If you have done your research into the world of digital DJ mixing software, you will surely have been overwhelmed by the extensive range of program available in the market today. With the abundance of mixing software easily accessible, it is common for professional DJs to adopt the use of more than one program… so why is it so difficult to move between DJ software?
Import and Export Issues
As DJs prepare for their next performance, their beatgrids, cuepoints and loops are stored within their software in particular ways that differ greatly across programs.
If you are attempting to switch between two softwares with juxtaposing import/export capabilities, then changing between the two will be tedious and borderline worthless. XML is a common file format used amongst DJs to store data within mp3 tracks, so alternating between programs that support XML, like Rekordbox, will be much simpler than attempting to import XML data to a program that is oblivious to such a file format.
If the importing and exporting capabilities between two softwares are completely different from one another, changing between the two will be very difficult.
The next reason is purely business-orientated.
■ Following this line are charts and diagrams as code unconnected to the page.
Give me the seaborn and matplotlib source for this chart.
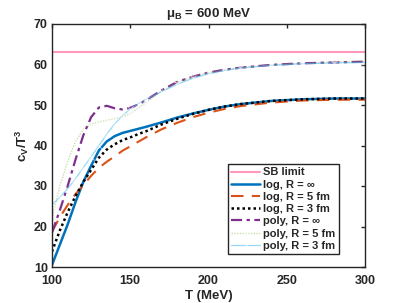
# heat capacity c_V/T^3 vs temperature at mu_B = 600 MeV
import matplotlib
matplotlib.use('Agg')
from matplotlib import pyplot as plt
import seaborn as sns

# data
T = [100, 105, 110, 115, 120, 125, 130, 135, 140, 145, 150, 155, 160,
     170, 180, 190, 200, 210, 220, 240, 260, 280, 300]

sb_limit = [63.1] * len(T)

log_inf = [10.5, 15.5, 20.5, 26.0, 31.0, 35.0, 38.8, 41.0, 42.3, 43.1, 43.6, 44.1, 44.6,
           45.7, 46.9, 47.9, 48.8, 49.6, 50.2, 51.0, 51.4, 51.6, 51.6]
log_5 = [18.7, 22.3, 25.3, 28.0, 30.2, 32.5, 34.5, 36.0, 37.3, 38.7, 39.8, 40.9, 42.0,
         44.0, 45.6, 47.0, 48.1, 49.0, 49.7, 50.6, 51.1, 51.3, 51.3]
log_3 = [13.8, 19.0, 23.5, 27.5, 31.0, 34.0, 37.0, 39.0, 40.3, 41.3, 42.0, 42.8, 43.5,
         45.2, 46.6, 47.8, 48.8, 49.6, 50.2, 51.0, 51.4, 51.6, 51.6]
poly_inf = [18.5, 24.0, 30.0, 36.5, 42.5, 47.0, 49.4, 49.8, 49.2, 48.9, 49.3, 50.1, 51.2,
            53.6, 55.7, 57.0, 58.0, 58.7, 59.2, 59.9, 60.3, 60.5, 60.7]
poly_5 = [22.0, 30.0, 36.0, 41.0, 44.0, 45.3, 45.8, 46.2, 46.6, 47.0, 47.9, 49.2, 50.6,
          53.4, 55.6, 57.0, 58.0, 58.7, 59.2, 59.9, 60.3, 60.6, 60.8]
poly_3 = [25.3, 27.2, 29.3, 31.8, 34.5, 37.2, 40.0, 42.8, 45.3, 47.3, 49.0, 50.3, 51.4,
          53.3, 55.1, 56.6, 57.7, 58.5, 59.1, 59.8, 60.2, 60.4, 60.5]

sns.set_style('white')
plt.rcParams['font.family'] = ['Liberation Sans', 'DejaVu Sans']
plt.rcParams['font.weight'] = 'bold'
plt.rcParams['mathtext.fontset'] = 'custom'
plt.rcParams['mathtext.default'] = 'bf'
plt.rcParams['mathtext.bf'] = 'Liberation Sans:bold'
plt.rcParams['mathtext.it'] = 'Liberation Sans:bold'
plt.rcParams['mathtext.rm'] = 'Liberation Sans:bold'

fig = plt.figure(figsize=(4.03, 3.03), dpi=100)
ax = fig.add_axes([52 / 403, 36 / 303, 313 / 403, 243 / 303])

sns.lineplot(x=T, y=sb_limit, ax=ax, color='#FF99BB', lw=1.5, label='SB limit')
sns.lineplot(x=T, y=log_inf, ax=ax, color='#0072BD', lw=1.8, label='log, R = ∞')
sns.lineplot(x=T, y=log_5, ax=ax, color='#D95319', lw=1.5, dashes=(6, 4),
             label='log, R = 5 fm')
sns.lineplot(x=T, y=log_3, ax=ax, color='black', lw=1.8, dashes=(1, 1.2),
             label='log, R = 3 fm')
sns.lineplot(x=T, y=poly_inf, ax=ax, color='#7E2F8E', lw=1.6, dashes=(5, 2, 1.5, 2),
             label='poly, R = ∞')
sns.lineplot(x=T, y=poly_5, ax=ax, color='#77AC30', lw=1.0, alpha=0.4, dashes=(1, 1),
             marker='+', markersize=5, label='poly, R = 5 fm')
sns.lineplot(x=T, y=poly_3, ax=ax, color='#4DBEEE', lw=0.9, alpha=0.6,
             marker='x', markersize=4, label='poly, R = 3 fm')

ax.set_xlim(100, 300)
ax.set_ylim(10, 70)
ax.set_xticks([100, 150, 200, 250, 300])
ax.set_yticks([10, 20, 30, 40, 50, 60, 70])
ax.tick_params(direction='in', length=3, width=1, top=True, right=True,
               labelsize=9, colors='#262626', pad=3)
ax.tick_params(axis='x', pad=6)
for lab in ax.get_xticklabels() + ax.get_yticklabels():
    lab.set_fontweight('bold')
for s in ax.spines.values():
    s.set_color('#262626')
    s.set_linewidth(1.0)

ax.set_xlabel('T (MeV)', fontsize=9.5, fontweight='bold', color='#262626', labelpad=2)
ax.set_ylabel(r'c$_\mathregular{V}$/T$^\mathregular{3}$', fontsize=9.5,
              fontweight='bold', color='#262626', labelpad=2)
ax.set_title(r'$\mu_\mathregular{B}$ = 600 MeV', fontsize=9.5, fontweight='bold',
             color='#262626', pad=5)

leg = ax.legend(loc='lower right', bbox_to_anchor=(0.917, 0.053), borderaxespad=0,
                fontsize=8, handlelength=2.6, handletextpad=0.3,
                labelspacing=0.2, borderpad=0.3, fancybox=False, framealpha=1)
leg.get_frame().set_edgecolor('#262626')
leg.get_frame().set_linewidth(1.0)
for t in leg.get_texts():
    t.set_fontweight('bold')

fig.savefig('out.png', dpi=100)
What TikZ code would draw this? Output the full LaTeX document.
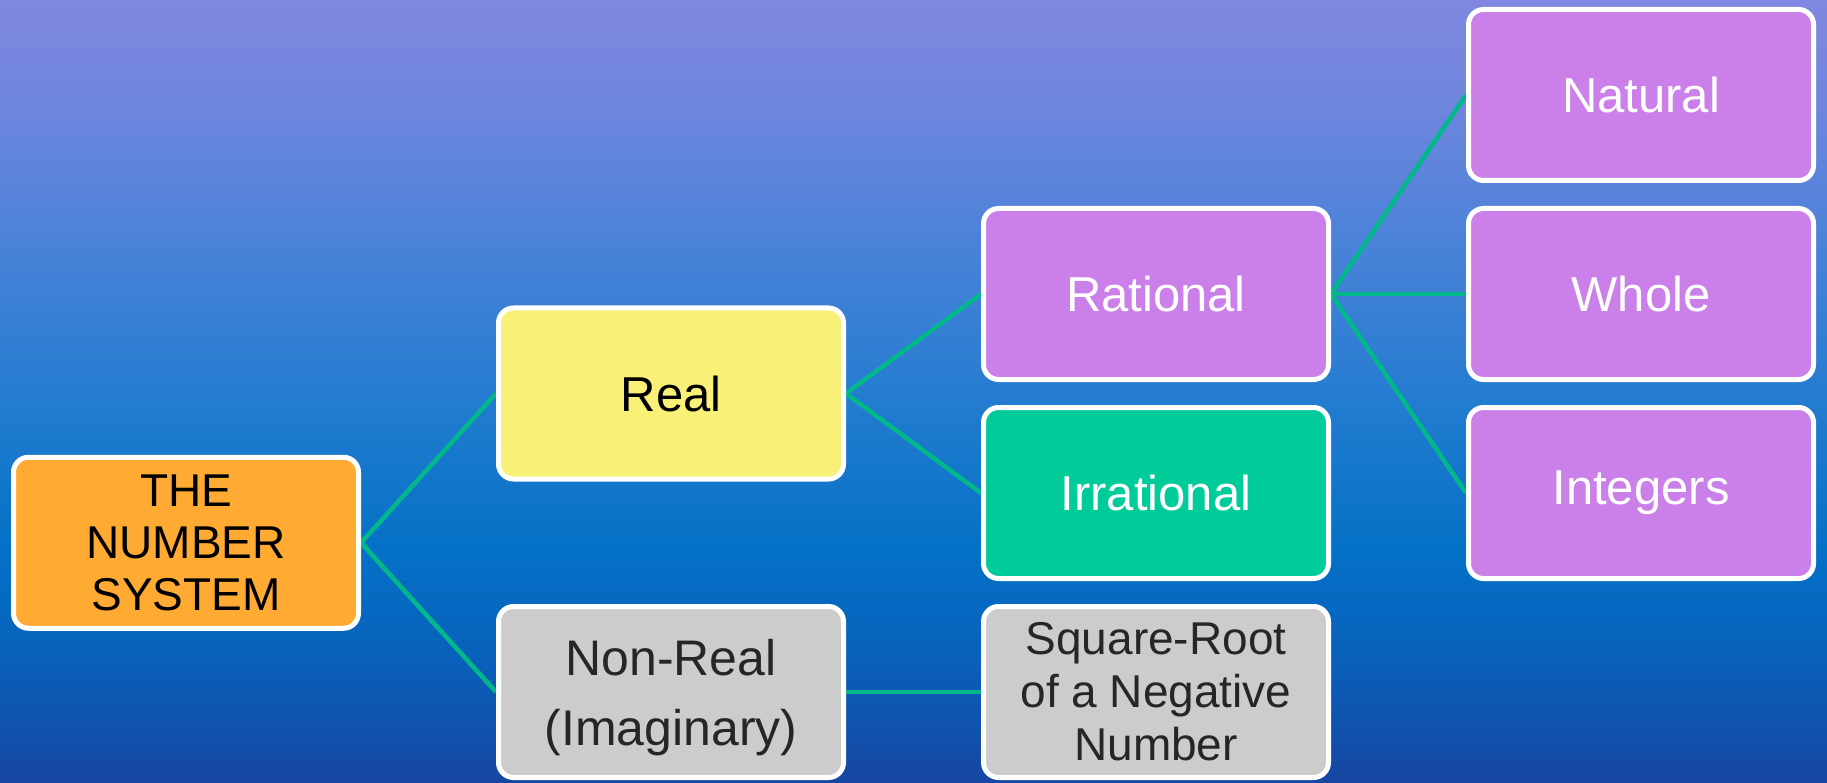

The people who create and own mixing software are companies and corporations, and their abilities to continue developing their software and expanding their businesses are reliant on their customers and user-base.
This means that once you are invested into a particular mixing software, the program you have chosen will aim to make it an easy and sensible decision to stick with that software. This could be done by releasing a hardware controller that is fully integrated and compatible with a particular software, or by releasing expansion packs that won’t work alongside other programs.
Similarly to a consumer who purchases an iPhone feeling the inclination to next buy an Apple Mac, digital DJ mixing companies instigate similar marketing tactics. That is why it seems like a mountainous operation to change to a different software platform, because the company you are invested in relies on your loyalty.
Once you are invested into a particular software, they will spoil you with feature updates promising professional developments and mixing supremacy compared with other programs.
Furthermore, it is fairly rare that a software will have the rights to patent one of their developments, meaning all other programmes will soon have similar capabilities once a new feature is announced within the market. So in many cases, the sudden urgency for DJs to jump ship to a different software that has announced a ground-breaking new feature is quashed within a matter of months as their current software pursues similar developments. The result is a dithering decision making process in which DJs must consider whether or not it is truly worth the hassle of transferring to a different software, formatting and exporting playlists and readjusting cuepoints and beatgrids all for a new digital DJ mixing feature that will probably become available in their current software within a matter of months.
Of course, this argument is dependent on your position as a DJ. The professional artists who perform regularly would feel much more inclined to accept the hassle of changing software compared with a bedroom DJ who has no desperate need to be the first to utilise new industry updates. So before you switch software in pursuit of the most advanced new mixing updates, ask yourself if it is truly necessary to endure the hassle.
The final point is about the type of hardware you are using.
Difficulty switching between software will vary depending on whether you are using a standard controller or a CDJ/DJM setup. For example, if you are looking to ditch the laptop and export playlists using USB drives and CDJs, then it would be far easier and more intuitive to switch to a software such as Rekordbox which has brilliant integration with CDJ devices.
If, however, you are inseparable from your laptop and the idea of a gig without it shakes you to your core, then switching from your current software is probably unnecessary as you’ll be using your own device with your chosen software anyway. If you are looking to incorporate some aspects of live performance into your future sets, then software packages like Ableton Live and Traktor fit the bill better than other programs and it would make more sense to switch to one of these.
In short, switching between DJ software is difficult if you fail to first consider the type of DJ that you would like to be. If you plan your future as a DJ and have a clear vision as to the direction you would like to head in, then changing software should make perfect sense to you. Overall, moving between DJ mixing software is never a painless process, and every software has unique styles and features that will take time for an individual to become accustomed to. So moving between software is undeniably difficult, but if you take the time to make an informed decision about the software you should use relevant to your aspirations as a DJ, the hassle of changing will certainly prove worthwhile.